(Reuters) - Canada's Agnico Eagle Mines AEM.TOAME.E raised the low-end of its production outlook for the year, benefiting from a surge in gold prices and a ramp up in operations after coronavirus-led shutdowns.
Massive stimulus packages to aid economies reeling from pandemic-driven woes and a low interest rate environment have helped drive up gold prices nearly 30% so far this year.
The miner now expects full-year gold output in the range of 1.68 million to 1.73 million ounces, compared with its previous forecast of 1.63 to 1.73 million ounces.
Agnico said average realized price for gold jumped 31% to $1,726 per ounce from a year earlier.
Seven of the company’s eight mines experienced temporary shutdowns or reduced activity due to restrictions imposed to curb the spread of the pandemic.
The company said on Wednesday all operations were subsequently restarted in a timely manner during the quarter, with production progressively ramping up to more “steady state” levels in June.
“With July production expected to exceed 160,000 ounces of gold, the company is well positioned to have a strong second half with gold production expected to average 480,000 to 500,000 ounces per quarter with declining unit costs,” Chief Executive Officer Sean Boyd said.

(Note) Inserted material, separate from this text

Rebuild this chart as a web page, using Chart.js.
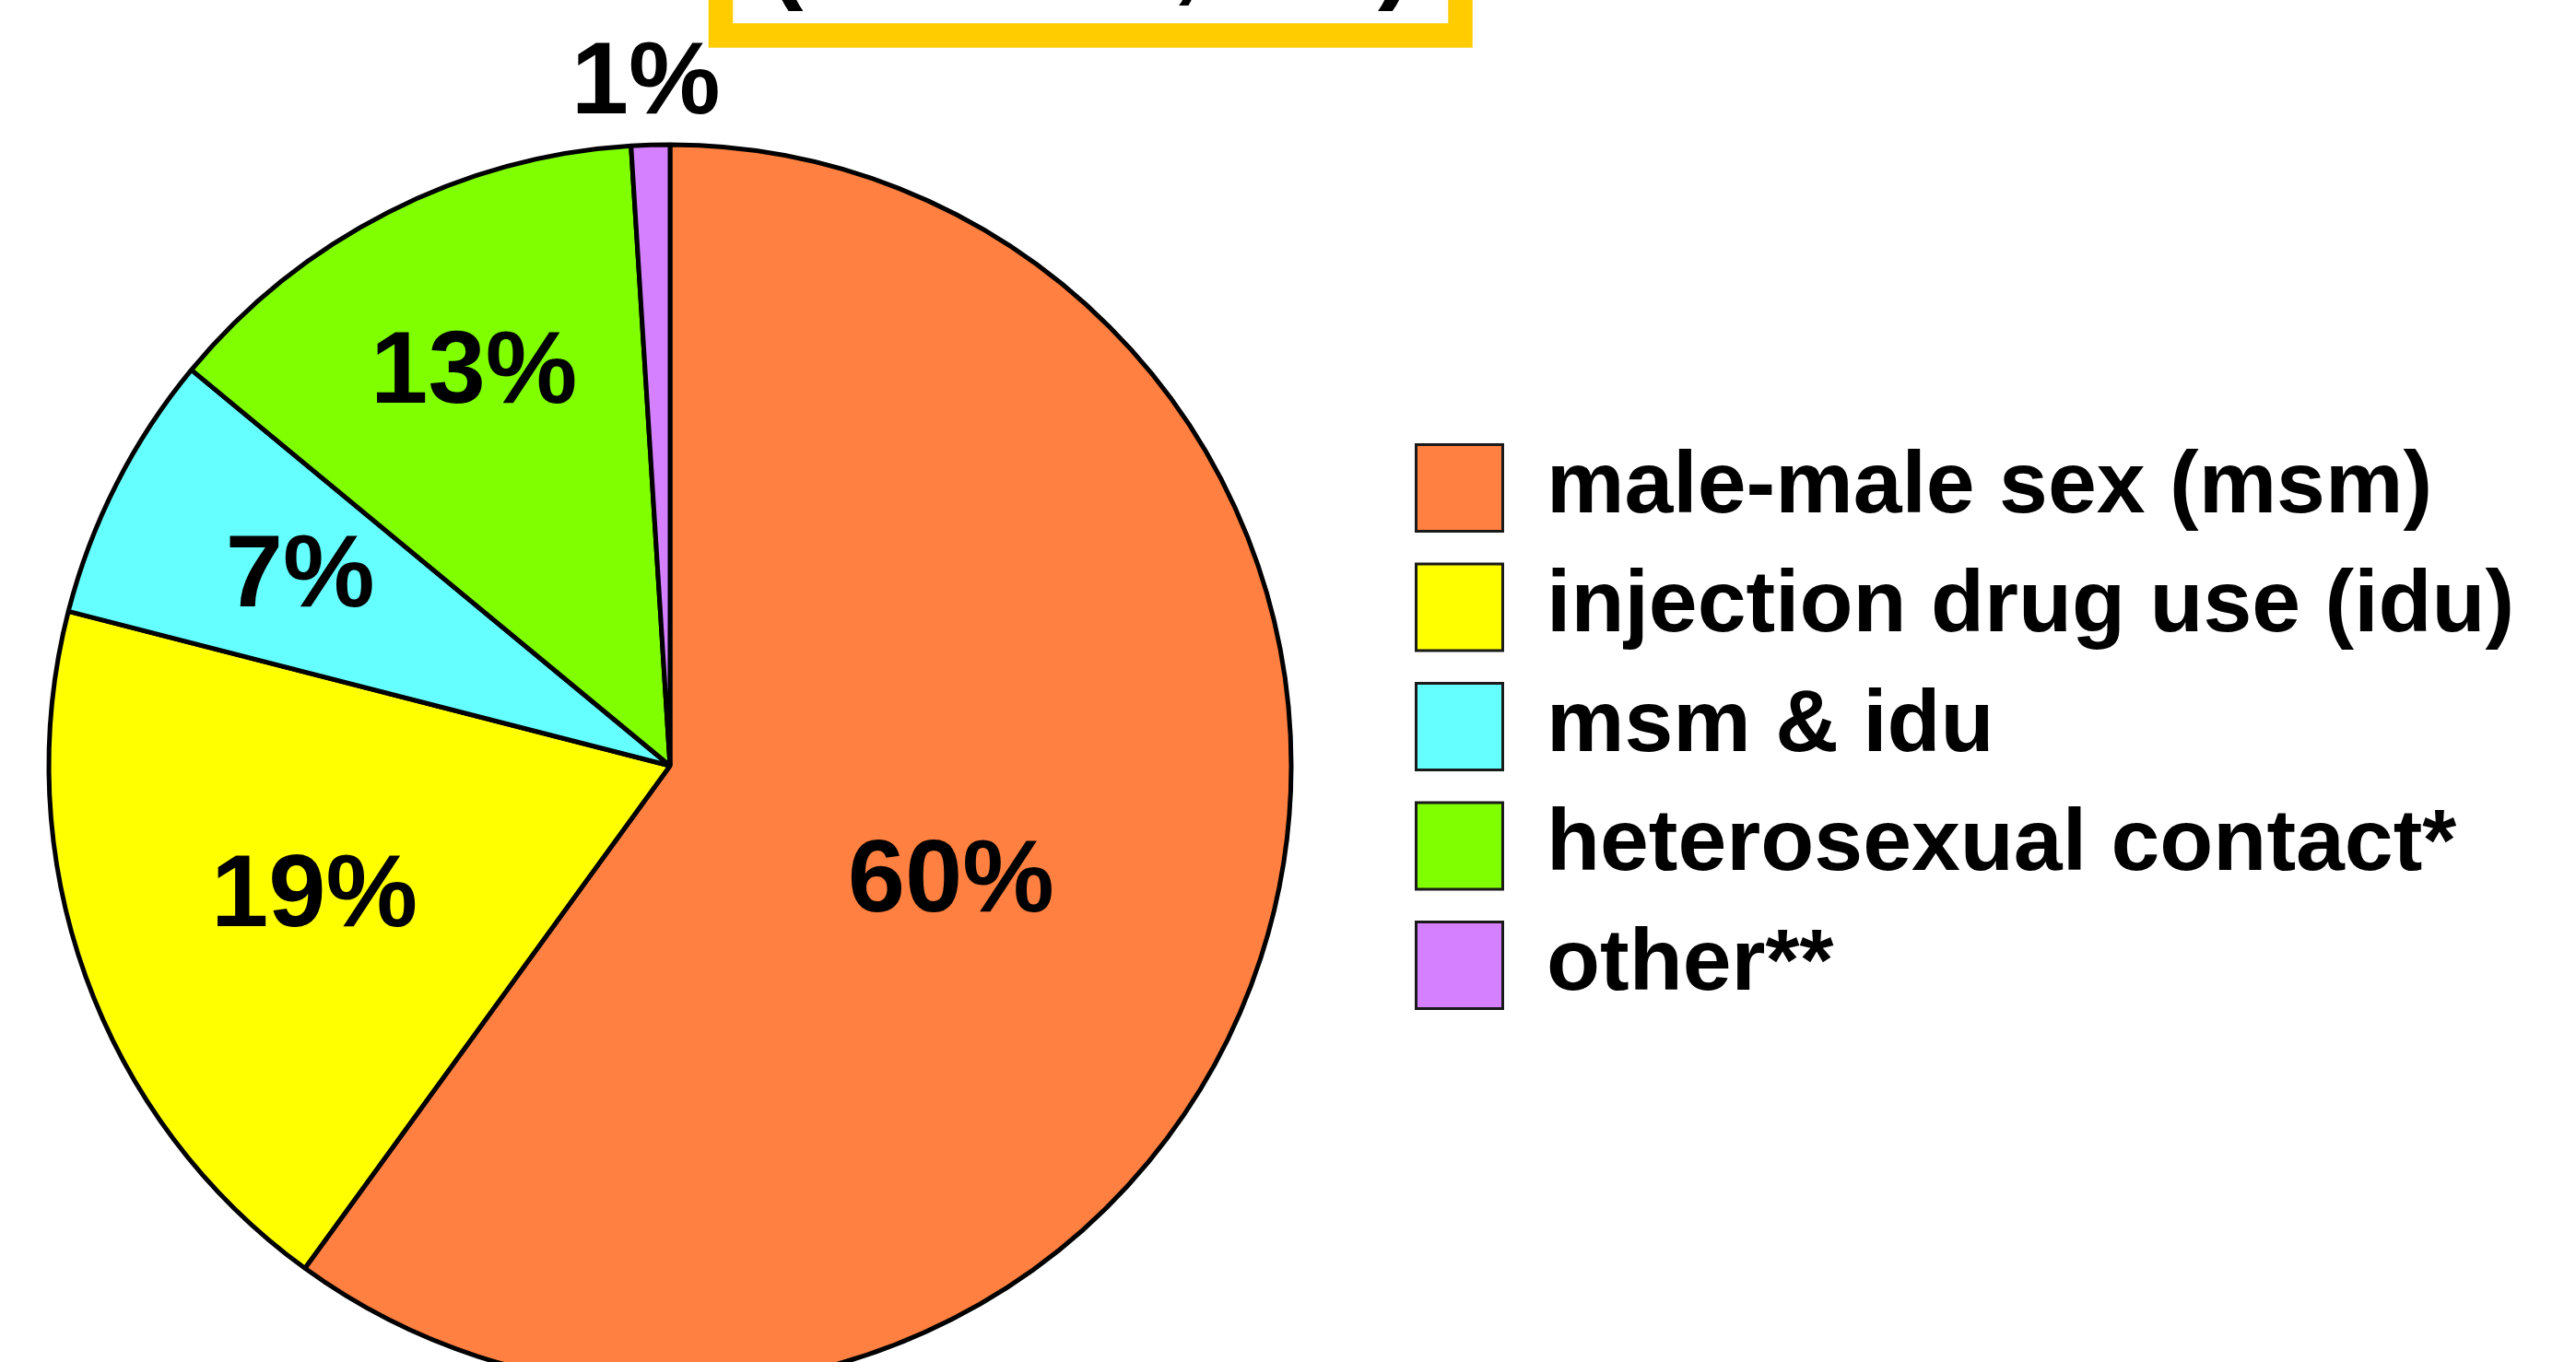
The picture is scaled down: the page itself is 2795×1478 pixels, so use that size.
<!DOCTYPE html>
<html>
<head>
<meta charset="utf-8">
<script src="https://cdn.jsdelivr.net/npm/chart.js@4/dist/chart.umd.min.js"></script>
<style>
  html, body { margin: 0; padding: 0; background: #fff; overflow: hidden; }
  #wrap { width: 2795px; height: 1478px; overflow: hidden; }
  #exposure-pie { display: block; margin-left: -54px; }
</style>
</head>
<body>
<div id="wrap"><canvas id="exposure-pie" width="2849" height="1478"></canvas></div>
<script>
(function () {
    const categories = [
        'male-male sex (msm)',
        'injection drug use (idu)',
        'msm & idu',
        'heterosexual contact*',
        'other**'
    ]
    const percents = [60, 19, 7, 13, 1]
    const sliceColors = ['#ff8040', '#ffff00', '#66ffff', '#80ff00', '#d580ff']
    const titleText = '(N = 116,130)'

    const FONT = '"Liberation Sans", Arial, Helvetica, sans-serif'
    const SHIFT = 54          // canvas is pushed 54px left of the page edge
    const CANVAS_W = 2849
    const LEGEND_FONT = 95
    const BOX = 94
    const LEGEND_PAD = 34.5
    const LEGEND_LEFT = 1502 + SHIFT

    // legend is as wide as its longest label, so size the right padding from that
    const measure = document.createElement('canvas').getContext('2d')
    measure.font = 'bold ' + LEGEND_FONT + 'px ' + FONT
    const longest = Math.max(...categories.map(c => measure.measureText(c).width))
    const legendWidth = LEGEND_PAD + BOX + LEGEND_FONT / 2 + longest + 10
    const padRight = CANVAS_W - LEGEND_LEFT - legendWidth
    // pie centre sits half way across the chart area, keep it at x=727 on the page
    const padLeft = 2 * (727 + SHIFT) - LEGEND_LEFT

    // percent labels, placed inside each slice (fraction of slice angle, fraction of radius)
    const sliceLabels = {
        id: 'sliceLabels',
        afterDatasetsDraw(chart, args, opts) {
            const ctx = chart.ctx
            const arcs = chart.getDatasetMeta(0).data
            ctx.save()
            ctx.font = 'bold ' + opts.size + 'px ' + FONT
            ctx.fillStyle = '#000'
            ctx.textAlign = 'center'
            ctx.textBaseline = 'middle'
            arcs.forEach((arc, i) => {
                const p = arc.getProps(['x', 'y', 'startAngle', 'endAngle', 'outerRadius'], true)
                const a = p.startAngle + (p.endAngle - p.startAngle) * opts.spans[i]
                const r = p.outerRadius * opts.radii[i]
                ctx.fillText(percents[i] + '%', p.x + Math.cos(a) * r, p.y + Math.sin(a) * r + opts.dy)
            })
            ctx.restore()
        }
    }

    // yellow framed title, mostly cut off by the top edge
    const titleBox = {
        id: 'titleBox',
        afterDraw(chart, args, opts) {
            const ctx = chart.ctx
            const left = opts.left + SHIFT
            const right = opts.right + SHIFT
            ctx.save()
            ctx.strokeStyle = opts.color
            ctx.lineWidth = opts.lineWidth
            ctx.strokeRect(left, opts.bottom - 300, right - left, 300)
            ctx.font = 'bold ' + opts.size + 'px ' + FONT
            ctx.fillStyle = '#000'
            ctx.textAlign = 'center'
            ctx.textBaseline = 'alphabetic'
            ctx.fillText(titleText, (left + right) / 2, opts.baseline)
            ctx.restore()
        }
    }

    const ctx = document.getElementById('exposure-pie')

    new Chart(ctx, {
        type: 'pie',
        data: {
            labels: categories,
            datasets: [{
                data: percents,
                backgroundColor: sliceColors,
                borderColor: '#000',
                borderWidth: 5,
                radius: 674,
                clip: false
            }]
        },
        plugins: [sliceLabels, titleBox],
        options: {
            responsive: false,
            animation: false,
            events: [],
            layout: {
                padding: { left: padLeft, right: padRight, top: 447.5, bottom: 263.5 }
            },
            plugins: {
                tooltip: { enabled: false },
                legend: {
                    position: 'right',
                    align: 'start',
                    labels: {
                        boxWidth: BOX,
                        boxHeight: BOX,
                        padding: LEGEND_PAD,
                        color: '#000',
                        font: { family: FONT, size: LEGEND_FONT, weight: 'bold' },
                        generateLabels(chart) {
                            const items = Chart.overrides.pie.plugins.legend.labels.generateLabels(chart)
                            return items.map(item => Object.assign(item, { lineWidth: 3, strokeStyle: '#1a1a1a' }))
                        }
                    }
                },
                sliceLabels: {
                    size: 112,
                    dy: 7,
                    spans: [0.516, 0.506, 0.53, 0.517, 0.44],
                    radii: [0.486, 0.607, 0.673, 0.715, 1.108]
                },
                titleBox: {
                    color: '#ffcc00',
                    lineWidth: 26.5,
                    left: 782,
                    right: 1584.5,
                    bottom: 38.5,
                    size: 115,
                    baseline: -12
                }
            }
        }
    });
})();
</script>
</body>
</html>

Net income rose nearly four-fold to $105.3 million, or 43 cents per share, in the second quarter ended June 30, primarily due to unrealized gains on warrants as well as on financial instruments held by the miner.
Excluding items, it earned 18 cents per share, missing analysts’ estimate of 20 cents, according to Refinitiv IBES.
The company’s gold production fell about 20% to 331,064 ounces in the quarter, as the pandemic battered mining activity.